Can any of you do a spreadsheet for me since i'm so impressed on how you guys did that. Here are the condition.

50k in TSP. Borrowed 20k to purchase a rental property.
Property was bought for 110k, 6.75% apr, 30 years mortgage, 4k closing, 16k renovation, monthly payment of $713 monthly mortgage, $100 monthly insurance, $87 monthly property tax. Rental monthly is $1500. Vacancy rate of 1 month for every 24 months rented. Appreciation factor of 2% per year. Maintenance rate of $100 per month.

Which is better? Pls dont forget the 4.5% interest for TSP Loan payment that is going back to the lendee. Tnx

P
 
Virbob:
your spreadsheet didn't include:

1.Property taxes, nor the growth in property taxes over the period.
2. Insurance, nor the growth of insurance over the period.
3. Routine maintenance (new roof, water heater, etc).
4. Utilities of any kind.
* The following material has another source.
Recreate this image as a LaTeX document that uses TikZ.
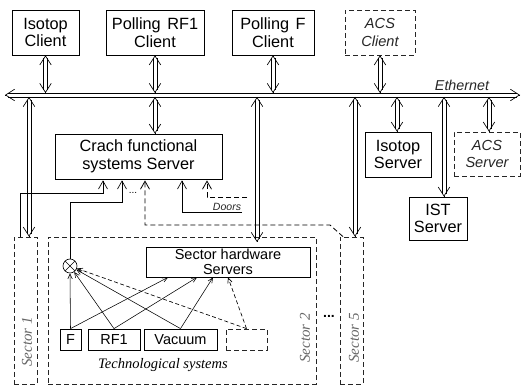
\documentclass[tikz,border=0pt]{standalone}
\usepackage{fontspec}
\setmainfont{Liberation Sans}
\newfontfamily\serifit{Liberation Serif}
\usetikzlibrary{arrows.meta,calc}
\newcommand\dblar[2]{%
  \draw[shaft] ($#1!1.9pt!90:#2$) -- ($#2!1.9pt!-90:#1$);
  \draw[shaft] ($#1!1.9pt!-90:#2$) -- ($#2!1.9pt!90:#1$);
  \draw[vhead] ($#1!0.3pt!#2$) -- #1;
  \draw[vhead] ($#2!0.3pt!#1$) -- #2;
}
\begin{document}
\begin{tikzpicture}[x=1pt,y=-1pt,
  box/.style={draw, line width=0.75pt, align=center, font=\fontsize{16.3}{17.5}\selectfont, inner sep=0pt},
  tbox/.style={box, font=\fontsize{14.5}{15.5}\selectfont},
  dashln/.style={draw=black, line width=0.8pt, dash pattern=on 5pt off 3pt},
  dbox/.style={box, dashln, draw=black!85, font=\fontsize{14.6}{17.5}\selectfont\itshape, text=black!85},
  sect/.style={draw=black!85, line width=0.75pt, dash pattern=on 5pt off 3pt, inner sep=0pt},
  seclab/.style={font=\serifit\itshape\fontsize{15}{15}\selectfont, text=black!60, rotate=90},
  shaft/.style={line width=0.7pt, shorten <=3pt, shorten >=3pt},
  vhead/.style={line width=0.65pt, -{Straight Barb[length=9pt,width=11.5pt]}},
  sarr/.style={line width=0.65pt, -{Straight Barb[length=8pt,width=9pt]}, shorten >=1pt},
  tarr/.style={line width=0.55pt, -{Straight Barb[length=5pt,width=4.5pt]}},
]
\useasboundingbox (0,0) rectangle (523,385);

% clients
\node[box, minimum width=67pt, minimum height=45pt] (isoc) at (45.5,32.5) {Isotop\\Client};
\node[box, minimum width=98pt, minimum height=45pt] (rf1c) at (155,32.5) {Polling\hspace{0.4em}RF1\\Client};
\node[box, minimum width=82pt, minimum height=45pt] (fc) at (273,32.5) {Polling\hspace{0.4em}F\\Client};
\node[dbox, minimum width=70pt, minimum height=45pt] (acsc) at (380,32.5) {ACS\\Client};

% servers
\node[box, minimum width=167pt, minimum height=45pt] (crach) at (138.5,156.5) {Crach functional\\systems Server};
\node[box, minimum width=66pt, minimum height=45pt] (isos) at (398,154.5) {Isotop\\Server};
\node[dbox, minimum width=66pt, minimum height=44pt] (acss) at (487,154) {ACS\\Server};
\node[box, minimum width=58pt, minimum height=43pt] (ists) at (438,218.5) {IST\\Server};

% sectors
\node[sect, minimum width=23pt, minimum height=147pt] (sec1) at (25.5,310.5) {};
\node[sect, minimum width=268pt, minimum height=147pt] (sec2) at (182,310.5) {};
\node[sect, minimum width=23pt, minimum height=147pt] (sec5) at (351.5,310.5) {};
\node[seclab] (l1) at (27,342) {Sector 1};
\node[seclab] (l2) at (305,338) {Sector 2};
\node[seclab] (l5) at (354,338) {Sector 5};
\node[font=\bfseries\fontsize{14}{14}\selectfont] (dots2) at (329,316) {...};

\node[tbox, minimum width=164pt, minimum height=30pt] (shw) at (228,262) {Sector hardware\\Servers};
\node[tbox, minimum width=21pt, minimum height=21pt] (tf) at (70.5,339.5) {F};
\node[tbox, minimum width=52pt, minimum height=21pt] (trf) at (114,339.5) {RF1};
\node[tbox, minimum width=73pt, minimum height=21pt] (tvac) at (180.5,339.5) {Vacuum};
\node[tbox, dashln, draw=black!85, minimum width=41pt, minimum height=21pt] (tdash) at (246.5,339.5) {};
\node[font=\serifit\itshape\fontsize{14.5}{14.5}\selectfont] (tech) at (163,365) {Technological systems};

\node[circle, draw, line width=0.65pt, minimum size=14pt, inner sep=0pt,
  path picture={\draw[line width=0.65pt] (path picture bounding box.north west) -- (path picture bounding box.south east)
  (path picture bounding box.north east) -- (path picture bounding box.south west);}] (mix) at (70,266) {};

% bus
\coordinate (busL) at (5,95);
\coordinate (busR) at (520,95);
\dblar{(busL)}{(busR)}
\node[font=\fontsize{14.3}{14.3}\selectfont\itshape, text=black!85] (eth) at (462,85) {Ethernet};

% bus taps
\coordinate (t1) at (45.5,93);
\coordinate (t2) at (155,93);
\coordinate (t3) at (273,93);
\coordinate (t4) at (380,93);
\coordinate (u1) at (29,97);
\coordinate (u2) at (155,97);
\coordinate (u3) at (257,97);
\coordinate (u4) at (355,97);
\coordinate (u5) at (397,97);
\coordinate (u6) at (444,97);
\coordinate (u7) at (489,97);
\coordinate (e3) at (257,242);

\dblar{(isoc.south)}{(t1)}
\dblar{(rf1c.south)}{(t2)}
\dblar{(fc.south)}{(t3)}
\dblar{(acsc.south)}{(t4)}
\dblar{(u1)}{(29,0 |- sec1.north)}
\dblar{(u2)}{(155,0 |- crach.north)}
\dblar{(u3)}{(e3)}
\dblar{(u4)}{(355,0 |- sec5.north)}
\dblar{(u5)}{(397,0 |- isos.north)}
\dblar{(u6)}{(444,0 |- ists.north)}
\dblar{(u7)}{(489,0 |- acss.north)}

% inputs of Crach server
\draw[sarr] (20,0 |- sec1.north) -- (20,193) -- (103,193) -- (103,0 |- crach.south);
\draw[sarr] (mix.north) -- (70,202) -- (122,202) -- (122,0 |- crach.south);
\node[font=\fontsize{10}{10}\selectfont] (dots1) at (133,193) {...};
\draw[sarr, dashln] (343,0 |- sec5.north) -- (330,225) -- (145,225) -- (145,0 |- crach.south);
\coordinate (doorsE) at (242,212);
\draw[sarr] (doorsE) -- (182,212) -- (182,0 |- crach.south);
\node[font=\fontsize{10.5}{10.5}\selectfont\itshape, text=black!85] (doors) at (227,206.5) {Doors};
\coordinate (dE) at (247,197);
\draw[sarr, dashln] (dE) -- (207,197) -- (207,0 |- crach.south);

% technological systems
\draw[tarr] (tf.north) -- (mix.south);
\draw[tarr] (tf.north) -- (168,0 |- shw.south);
\draw[tarr] (trf.north) -- (mix);
\draw[tarr] (trf.north) -- (197,0 |- shw.south);
\draw[tarr] (tvac.north) -- (mix);
\draw[tarr] (tvac.north) -- (213,0 |- shw.south);
\draw[tarr, dashln, line width=0.65pt, dash pattern=on 4pt off 2.5pt] (tdash.north) -- (mix);
\draw[tarr, dashln, line width=0.65pt, dash pattern=on 4pt off 2.5pt] (tdash.north) -- (228,0 |- shw.south);
\end{tikzpicture}
\end{document}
Assume at least the vacant months will fall back on you.
5. Eviction court costs for a bad tenant (been there, done that.)
6. periodic unexpected special assesments from the local govt for various things.
7. Tax rates on capital gains upon sale at the end of the period, accountant fees for tax preparation.

It's a nice thought- but I think there may be a lot more costs involved in rental property than you have put in your spread sheet.
 
Virbob:
your spreadsheet didn't include:

1.Property taxes, nor the growth in property taxes over the period.
2. Insurance, nor the growth of insurance over the period.
3. Routine maintenance (new roof, water heater, etc).
4. Utilities of any kind. Assume at least the vacant months will fall back on you.
5. Eviction court costs for a bad tenant (been there, done that.)
6. periodic unexpected special assesments from the local govt for various things.
7. Tax rates on capital gains upon sale at the end of the period, accountant fees for tax preparation.

It's a nice thought- but I think there may be a lot more costs involved in rental property than you have put in your spread sheet.

1. The property taxes would go up on the property no matter if I use the TSP loan or a conventional mortgage. As I said before, I'm not advocating using a TSP loan to buy more house than you can afford.

Comments 2 through 7: See response 1.

I think you are interested in a completely different calculator than I proposed.
 
I would never recommend taking money out of TSP for any type of loan, especially for Real Estate. My current home mortgage fixed interest is 5.75%. By leaving your TSP alone, that money can work a lot harder for you in TSP vice out.

I withdrew money from my TSP in the early 90’s for a Real Estate down payment, but if I hadn’t done it, I wouldn’t have been able to make the deal. At the time, it seemed like a good idea. But once the dust settles, you think, man, what did I just do? Anyway, that’s my thought on it. Good luck with your TSP investments!
 
Sure, at 5.75% mortgage rate, you are sitting pretty, buy what if rates rise near 17% like in 1981?

I still think that thats looking at it backwards. The opportunity cost is the missed growth in your TSP and *not* the potential difference in mortgage rates. Theres a big difference between the 2.